The US state department has told her she is ineligible
because of involvement in "terrorist acts". A
spokesman for the department confirmed yesterday that she had
been denied a visa under a section making those who had been
involved in terrorist acts ineligible. He said he could not
comment further on the reasons for the ban.
"I have no idea why they are refusing me a visa,"
said Ms Tellez from her home in Managua yesterday. "I have
been in the US many times before - on holidays, at conferences,
on official business."
A number of academics and writers are protesting against the
ban. "It is absurd," said Gioconda Belli, the
Nicaraguan writer who was also an active member of the
Sandinistas and is now based in Los Angeles. "Dora Maria is
an outstanding woman who fought against a dictatorship. If
fighting against tyranny is 'terrorism' how does the United
States justify the invasion of Iraq?
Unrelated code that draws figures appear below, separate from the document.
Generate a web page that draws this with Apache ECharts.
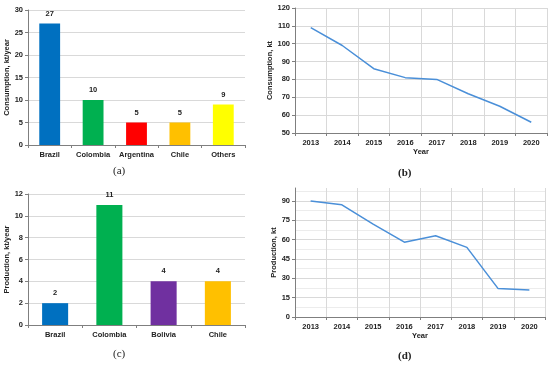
<!DOCTYPE html>
<html>
<head>
<meta charset="utf-8">
<script src="https://cdn.jsdelivr.net/npm/echarts@6/dist/echarts.min.js"></script>
<style>html,body{margin:0;padding:0;background:#fff}#c{width:550px;height:366px}</style>
</head>
<body>
<div id="c"></div>
<script>
var consCountries = ['Brazil', 'Colombia', 'Argentina', 'Chile', 'Others'];
var consValues = [27, 10, 5, 5, 9];
var consColors = ['#0070c0', '#00b050', '#ff0000', '#ffc000', '#ffff00'];
var years = ['2013', '2014', '2015', '2016', '2017', '2018', '2019', '2020'];
var consYear = [109, 99, 86, 81, 80, 72, 65, 56];
var prodCountries = ['Brazil', 'Colombia', 'Bolivia', 'Chile'];
var prodValues = [2, 11, 4, 4];
var prodColors = ['#0070c0', '#00b050', '#7030a0', '#ffc000'];
var prodYear = [90, 87, 72, 58, 63, 54, 22, 21];

var FONT = 'Liberation Sans';
var axisCol = '#7f7f7f';
var gridCol = '#d9d9d9';
var lab = {fontFamily: FONT, fontWeight: 'bold', fontSize: 7.5, color: '#222'};
function yAx(gi, min, max, interval, name, gap, extra) {
  var o = {
    type: 'value', gridIndex: gi, min: min, max: max, interval: interval,
    name: name, nameLocation: 'middle', nameGap: gap,
    nameTextStyle: {fontFamily: FONT, fontWeight: 'bold', fontSize: 7.5, color: '#222'},
    axisLine: {show: true, lineStyle: {color: axisCol, width: 1}},
    axisTick: {show: true, length: 3, lineStyle: {color: axisCol}},
    axisLabel: Object.assign({margin: 5}, lab),
    splitLine: {show: true, lineStyle: {color: gridCol, width: 1}}
  };
  return Object.assign(o, extra || {});
}
function xCat(gi, data, vgrid, name) {
  return {
    type: 'category', gridIndex: gi, data: data,
    name: name || '', nameLocation: 'middle', nameGap: 15,
    nameTextStyle: {fontFamily: FONT, fontWeight: 'bold', fontSize: 7.5, color: '#222'},
    axisLine: {show: true, lineStyle: {color: axisCol, width: 1}},
    axisTick: {show: true, length: 3, lineStyle: {color: axisCol}},
    axisLabel: Object.assign({margin: 6, interval: 0}, lab),
    splitLine: {show: !!vgrid, interval: 0, lineStyle: {color: gridCol, width: 1}}
  };
}
function barData(vals, cols) {
  return vals.map(function (v, i) { return {value: v, itemStyle: {color: cols[i]}}; });
}
var cap = {fontFamily: 'Liberation Serif', fontSize: 11, fill: '#222'};
var chart = echarts.init(document.getElementById('c'), null, {renderer: 'canvas'});
chart.setOption({
  animation: false,
  backgroundColor: '#fff',
  grid: [
    {left: 28, right: 305, top: 10, bottom: 221},
    {left: 295, right: 3, top: 8, bottom: 233},
    {left: 28, right: 305, top: 194, bottom: 41},
    {left: 295, right: 5, top: 188, bottom: 49}
  ],
  xAxis: [
    xCat(0, consCountries, false),
    xCat(1, years, true, 'Year'),
    xCat(2, prodCountries, false),
    xCat(3, years, true, 'Year')
  ],
  yAxis: [
    yAx(0, 0, 30, 5, 'Consumption, kt/year', 15),
    yAx(1, 50, 120, 10, 'Consumption, kt', 17),
    yAx(2, 0, 12, 2, 'Production, kt/year', 15),
    yAx(3, 0, 100, 15, 'Production, kt', 17, {
      axisLabel: Object.assign({margin: 5, showMaxLabel: false}, lab),
      splitLine: {show: true, showMaxLine: false, lineStyle: {color: gridCol, width: 1}},
      minorSplitLine: {show: true, lineStyle: {color: '#ececec', width: 1}},
      minorTick: {show: false, splitNumber: 2}
    })
  ],
  series: [
    {type: 'bar', xAxisIndex: 0, yAxisIndex: 0, data: barData(consValues, consColors), barWidth: '48%',
     label: {show: true, position: 'top', distance: 6, fontFamily: FONT, fontWeight: 'bold', fontSize: 7.5, color: '#222'}},
    {type: 'line', xAxisIndex: 1, yAxisIndex: 1, data: consYear, symbol: 'none',
     lineStyle: {color: '#4a8fd8', width: 1.5}},
    {type: 'bar', xAxisIndex: 2, yAxisIndex: 2, data: barData(prodValues, prodColors), barWidth: '48%',
     label: {show: true, position: 'top', distance: 6, fontFamily: FONT, fontWeight: 'bold', fontSize: 7.5, color: '#222'}},
    {type: 'line', xAxisIndex: 3, yAxisIndex: 3, data: prodYear, symbol: 'none',
     lineStyle: {color: '#4a8fd8', width: 1.5}}
  ],
  graphic: [
    {type: 'text', left: 113, top: 166, style: Object.assign({text: '(a)'}, cap)},
    {type: 'text', left: 398, top: 168, style: Object.assign({text: '(b)', fontWeight: 'bold'}, cap)},
    {type: 'text', left: 113, top: 349, style: Object.assign({text: '(c)'}, cap)},
    {type: 'text', left: 398, top: 351, style: Object.assign({text: '(d)', fontWeight: 'bold'}, cap)}
  ]
});
</script>
</body>
</html>
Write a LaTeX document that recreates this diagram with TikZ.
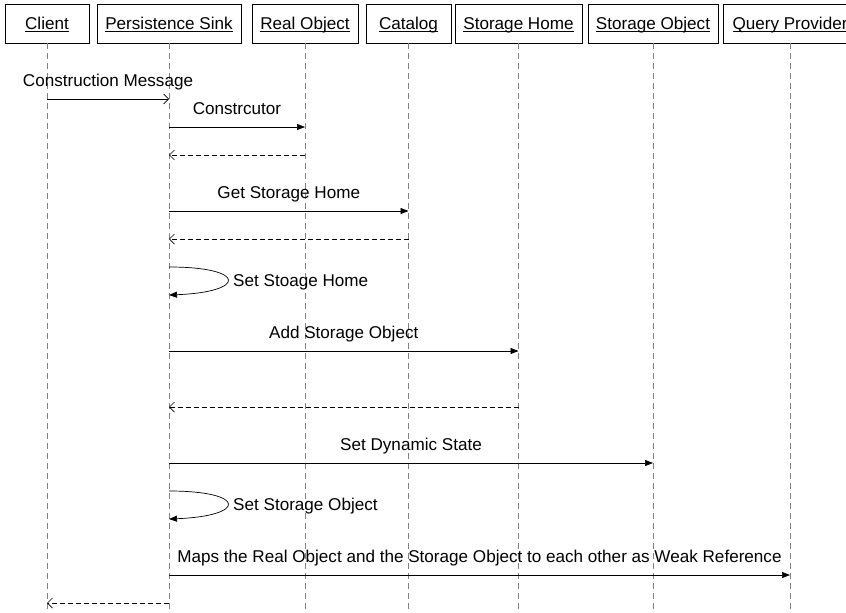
\documentclass[tikz,border=0pt]{standalone}
\usepackage{fontspec}
\setmainfont{Liberation Sans}
\usetikzlibrary{arrows.meta,calc}
\newcommand{\hdtext}[1]{\underline{\smash{#1}}}
\begin{document}
\begin{tikzpicture}[x=1pt,y=-1pt,
  txt/.style={font=\fontsize{17.1}{19}\selectfont},
  head/.style={txt,draw,line width=0.8pt,minimum height=39pt,inner sep=0pt,fill=white,text height=12.3pt,text depth=0pt},
  life/.style={draw=black!50,dash pattern=on 6pt off 4pt,line width=0.7pt},
  msg/.style={line width=0.7pt,-{Triangle[length=8pt,width=6pt]}},
  msgopen/.style={line width=0.7pt,-{Straight Barb[length=5pt,width=10pt]}},
  ret/.style={line width=0.7pt,dash pattern=on 5pt off 3pt,-{Straight Barb[length=5pt,width=10pt]}},
  lbl/.style={txt,anchor=base,yshift=13pt,inner sep=0pt,midway},
  slbl/.style={txt,anchor=base west,inner sep=0pt}
]
\useasboundingbox (0,0) rectangle (846,613);
\coordinate (bot) at (0,613);
% heads
\node[head,minimum width=84pt]  (cl) at (47,23.5)    {\hdtext{Client}};
\node[head,minimum width=144pt] (ps) at (169,23.5)   {\hdtext{Persistence Sink}};
\node[head,minimum width=106pt] (ro) at (305,23.5)   {\hdtext{Real Object}};
\node[head,minimum width=85pt]  (ca) at (408.5,23.5) {\hdtext{Catalog}};
\node[head,minimum width=127pt] (sh) at (518.5,23.5) {\hdtext{Storage Home}};
\node[head,minimum width=130pt] (so) at (653,23.5)   {\hdtext{Storage Object}};
\node[head,minimum width=134pt] (qp) at (790,23.5)   {\hdtext{Query Provider}};
% lifelines
\foreach \n in {cl,ps,ro,ca,sh,so,qp}{\draw[life] (\n.south) -- (\n.south |- bot);}
% message levels
\coordinate (m1) at (0,99);
\coordinate (m2) at (0,127);
\coordinate (m3) at (0,155);
\coordinate (m4) at (0,211);
\coordinate (m5) at (0,239);
\coordinate (m6a) at (0,267);
\coordinate (m6b) at (0,295);
\coordinate (m7) at (0,351);
\coordinate (m8) at (0,407);
\coordinate (m9) at (0,463);
\coordinate (m10a) at (0,491);
\coordinate (m10b) at (0,519);
\coordinate (m11) at (0,575);
\coordinate (m12) at (0,603);
% messages
\draw[msgopen] (cl |- m1) -- node[lbl]{Construction Message} (ps |- m1);
\draw[msg] (ps |- m2) -- node[lbl]{Constrcutor} (ro |- m2);
\draw[ret] (ro |- m3) -- (ps |- m3);
\draw[msg] (ps |- m4) -- node[lbl]{Get Storage Home} (ca |- m4);
\draw[ret] (ca |- m5) -- (ps |- m5);
\draw[msg] (ps |- m6a) .. controls +(78,0) and +(78,-3) .. (ps |- m6b);
\node[slbl] (l6) at ($(ps |- m6a)+(64,19.5)$) {Set Stoage Home};
\draw[msg] (ps |- m7) -- node[lbl]{Add Storage Object} (sh |- m7);
\draw[ret] (sh |- m8) -- (ps |- m8);
\draw[msg] (ps |- m9) -- node[lbl]{Set Dynamic State} (so |- m9);
\draw[msg] (ps |- m10a) .. controls +(78,0) and +(78,-3) .. (ps |- m10b);
\node[slbl] (l10) at ($(ps |- m10a)+(64,19.5)$) {Set Storage Object};
\draw[msg] (ps |- m11) -- node[lbl]{Maps the Real Object and the Storage Object to each other as Weak Reference} (qp |- m11);
\draw[ret] (ps |- m12) -- (cl |- m12);
\end{tikzpicture}
\end{document}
It is an insult."
Ms Belli, whose memoirs of her time as a Sandinista, The
Country Under My Skin, was published two years ago, said
many people were puzzled and angry about the decision.
Professor Andres Perez Baltodano, a Nicaraguan sociologist
based in Toronto, said: "Dora Maria is as much a terrorist
as George Washington." He described the taking of the
National Palace as a heroic act which had helped to lead to the
overthrow of a dictator.
The US, under President Ronald Reagan, opposed the
Sandinistas even after they had been elected in 1984 and
supported the contras, or counter-revolutionaries in their
attempts to overthrow them.
In the 1987 Irangate scandal, it was discovered that the US
was secretly supplying arms to Iran in exchange for money being
channeled to the contras. When Mr Bush took office he
rehabilitated a number of people associated with the contras and
one, John Negroponte, is now his chief of intelligence
responsible for dealing with terrorism.